Il Nepal, una trentina di milioni di abitanti su un territorio di circa 170mila kmq, è un Paese fortemente plurietnico, dove si parlano almeno 120 lingue diverse. La lingua ufficiale, il nepalese, è usato da circa metà della popolazione.
In un tale mosaico, il governo si è meritoriamente dotato di un organismo ufficiale per la tutela e il benessere delle minoranze, la National Foundation for the Development of Indigenous Nationalities (nfdin), controllata dal ministero dello Sviluppo Locale. L’organizzazione si è occupata finora di 59 gruppi riconosciuti nel 2002, di cui soltanto un paio – i newar della valle di Kathmandu e i thakali – godono, diciamo così, di ottima salute; mentre tutti gli altri vengono classificati come minacciati (10), marginalizzati (20), fortemente marginalizzati (12) o svantaggiati (15).
L’elenco purtroppo non è completo, in quanto molte comunità e gruppi linguistici non sono neppure riusciti a ottenere lo status di nazionalità indigena. Dopo la stesura della lista nel 2002, parecchie etnie e caste hanno lamentato il mancato riconoscimento della loro peculiare identità culturale e linguistica, e la conseguente impossibilità di godere delle previste tutele legali ed economiche.
Nel 2009 il governo ha istituito una taskforce per rivedere integralmente il programma degli adivasi, cioè gli autoctoni, individuando altre 25 etnie da aggiungere all’elenco, che però non è ancora stato aggiornato (sebbene l’ultimo censimento demografico nepalese enumeri ben 142 caste e gruppi etnici per un totale di 124 lingue).

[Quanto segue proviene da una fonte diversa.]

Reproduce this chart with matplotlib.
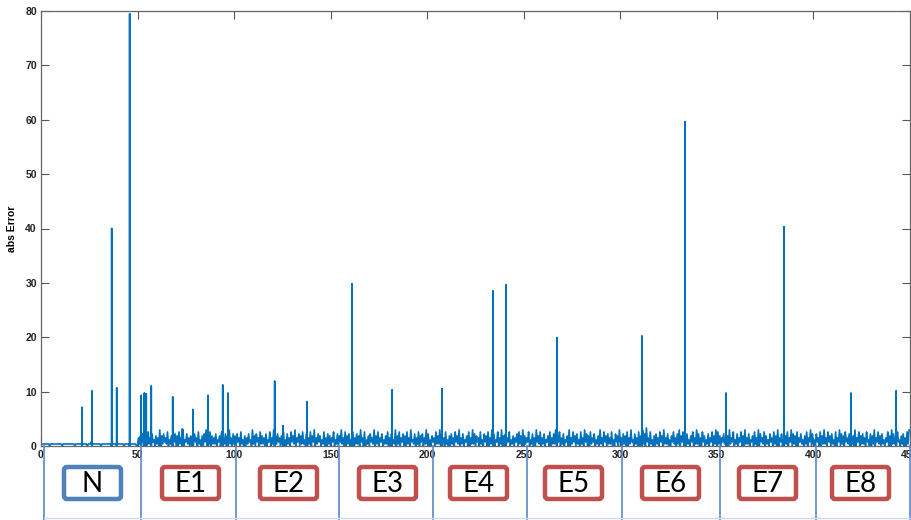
import numpy as np
import matplotlib.pyplot as plt
from matplotlib.patches import FancyBboxPatch

# ---- data ----
# noise levels as digits, value = digit * NOISE_STEP
NOISE_STEP = 0.37
# section N (x 0..50), two samples per unit
noise_n = ("1111111110111111111111011111111111101111111111110111"
           "211111111101111111111011111111111101111111111110")
# sections E1..E8 (x 50..450), one trough and one peak per unit
noise_lo = ("01020110201001210102001102100120100201011020010210"
            "10201001201020110020101201001021020110010201201001"
            "02010210010201102001021010201100210102001021010201"
            "10020110201001021010200110201020011020100120102010"
            "01201002101020011020102001201010200120101020110020"
            "20100120100210201001020110021010200102011002010201"
            "01021001201020011020100210102010020110201002101020"
            "10200110201002010210100201102001021010200110201001")
noise_hi = ("45635746354856473546574836455647356847546357465846"
            "56473546385647546374856457364758465736475846537465"
            "47365847563746584735648574635746385746574836475648"
            "63547586473564758463574865473657486374856473546758"
            "54736485746357468574635847563748657463584756473658"
            "46574836475869473564758463574685746357486475364758"
            "75463584736475846357486475364758463574865746357486"
            "36475847563748657463584756473658475634758647356478")

spike_x = [21.2, 26.4, 36.6, 39.2, 45.9, 51.9, 53.5, 54.5, 57.1, 68.2,
           73.2, 78.7, 86.5, 94.1, 96.8, 121.0, 125.3, 137.7, 161.0, 181.8,
           207.7, 234.0, 240.8, 267.2, 311.2, 333.5, 354.7, 384.8, 419.5, 442.8]
spike_y = [7.1, 10.1, 40.0, 10.7, 79.5, 9.3, 9.7, 9.6, 11.0, 9.0,
           3.1, 6.7, 9.3, 11.2, 9.7, 11.9, 3.7, 8.1, 29.8, 10.3,
           10.5, 28.5, 29.6, 19.9, 20.2, 59.6, 9.7, 40.3, 9.7, 10.1]

labels = ["N", "E1", "E2", "E3", "E4", "E5", "E6", "E7", "E8"]

# ---- build series ----
n_e = min(len(noise_lo), len(noise_hi))
y_e = np.empty(2 * n_e)
y_e[0::2] = [int(c) for c in noise_lo[:n_e]]
y_e[1::2] = [int(c) for c in noise_hi[:n_e]]
y_n = np.array([int(c) for c in noise_n], dtype=float)

x = np.concatenate([np.linspace(0, 50, len(y_n), endpoint=False),
                    np.linspace(50, 450, len(y_e), endpoint=False)])
y = np.concatenate([y_n, y_e]) * NOISE_STEP

# each spike rises straight up from the baseline at its own x
sx3 = np.repeat(spike_x, 3)
sy3 = np.column_stack([np.zeros(len(spike_y)), spike_y,
                       np.zeros(len(spike_y))]).ravel()
x = np.concatenate([x, sx3])
y = np.concatenate([y, sy3])
order = np.argsort(x, kind='stable')
x, y = x[order], y[order]

# ---- plot ----
W, H = 912, 520
fig = plt.figure(figsize=(W / 100, H / 100), dpi=100)
ax = fig.add_axes([41 / W, 1 - 446 / H, 869 / W, 435 / H])
ax.plot(x, y, color='#0072BD', lw=1.2)
ax.set_xlim(0, 450)
ax.set_ylim(0, 80)
ax.set_xticks(np.arange(0, 451, 50))
ax.set_yticks(np.arange(0, 81, 10))
ax.tick_params(direction='in', top=True, right=True, length=5.5, width=0.8,
               color='#555555', labelsize=7.5, labelcolor='#222222', pad=3)
for lab in ax.get_xticklabels() + ax.get_yticklabels():
    lab.set_fontfamily('Liberation Sans')
    lab.set_fontweight('bold')
for s in ax.spines.values():
    s.set_color('#666666')
    s.set_linewidth(0.9)
ax.set_ylabel('abs Error', fontsize=7.5, fontweight='bold',
              family='Liberation Sans', labelpad=6)

# ---- bottom panel with section boxes ----
ov = fig.add_axes([0, 0, 1, 1], zorder=5)
ov.set_xlim(0, W)
ov.set_ylim(H, 0)
ov.axis('off')
ov.patch.set_alpha(0)

seps = [44, 141, 236, 339, 433, 527, 622, 720, 816, 910]
for sx in seps:
    ov.plot([sx, sx], [446, 520], color='#5A87C8', lw=1.2)
ov.plot([44, 910], [518, 518], color='#D0DAEA', lw=1.0)

box_left = [60, 158, 256, 355, 446, 541, 638, 735, 828]
box_w, box_top, box_h = 65, 463, 40
for i, (bx, lab) in enumerate(zip(box_left, labels)):
    col = '#4F81BD' if i == 0 else '#C0504D'
    p = FancyBboxPatch((bx + 4, box_top + 4), box_w - 8, box_h - 8,
                       boxstyle='round,pad=0,rounding_size=3',
                       fc='white', ec=col, lw=3.2)
    ov.add_patch(p)
    ov.text(bx + box_w / 2, box_top + box_h / 2 + 1, lab, ha='center',
            va='center', fontsize=20, family='Lato', color='black')

fig.savefig('out.png', dpi=100)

Il distretto di Humla, nel nord-ovest del Nepal.

Più fortuna ha avuto il popolo humlo, circa 6000 individui residenti nel distretto himalayano di Humla, che dopo l’annuncio governativo dell’11 luglio scorso è diventato ufficialmente il 60esimo gruppo riconosciuto del Nepal.

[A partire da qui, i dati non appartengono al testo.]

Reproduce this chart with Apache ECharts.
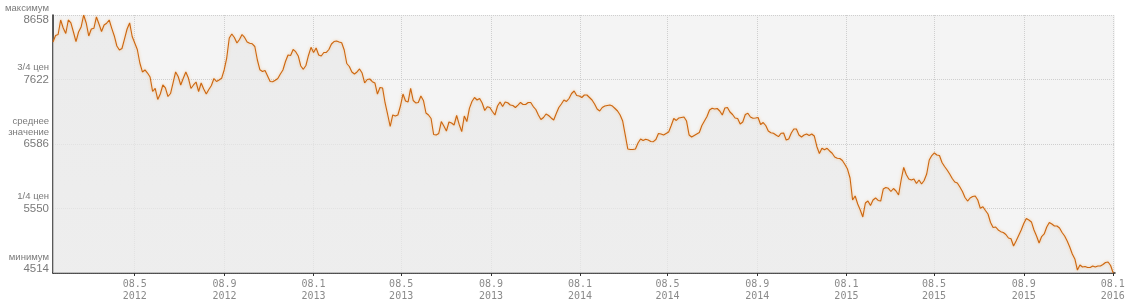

Il processo di riconoscimento è iniziato con le vigorose richieste di Namkhyung Humla Samaj, organizzazione che rappresentava i cinque gruppi geografici di questa etnia (“changba” del villaggio di Dozami, “ninwa” di Warathpaleka, “tukchyu lungwa” di Sathi Khole, “yulcho dun” di Sat Thapale e “limba” di Limel), fino a quel momento considerati differenti; ma grazie alle pressioni degli attivisti, nfdin ha istituito un nuovo comitato scientifico nel luglio 2023 guidato dall’antropologo Muktasingh Lama, dal sociologo Bishnu Sinjali e dal linguista Taramani Rai.
Gli studiosi hanno dimostrato che i cinque gruppi sono manifestazione di un’unica etnia, sia dal punto di vista religioso (buddismo) sia linguistico (parlata “kham ke” o “humlo ke”, del gruppo sino-tibetano), da sempre stanziata nella regione e anticamente chiamata “homloho”. Sono stati documentati vari rituali e usanze peculiari degli humlo, come il culto delle divinità Lafo, Dabla e Yulchha. È stata sottolineata una forte differenza tra il tibetano e lo humlo ke, tanto che i due popoli confinanti non sarebbero in grado di comunicare tra loro utilizzandole.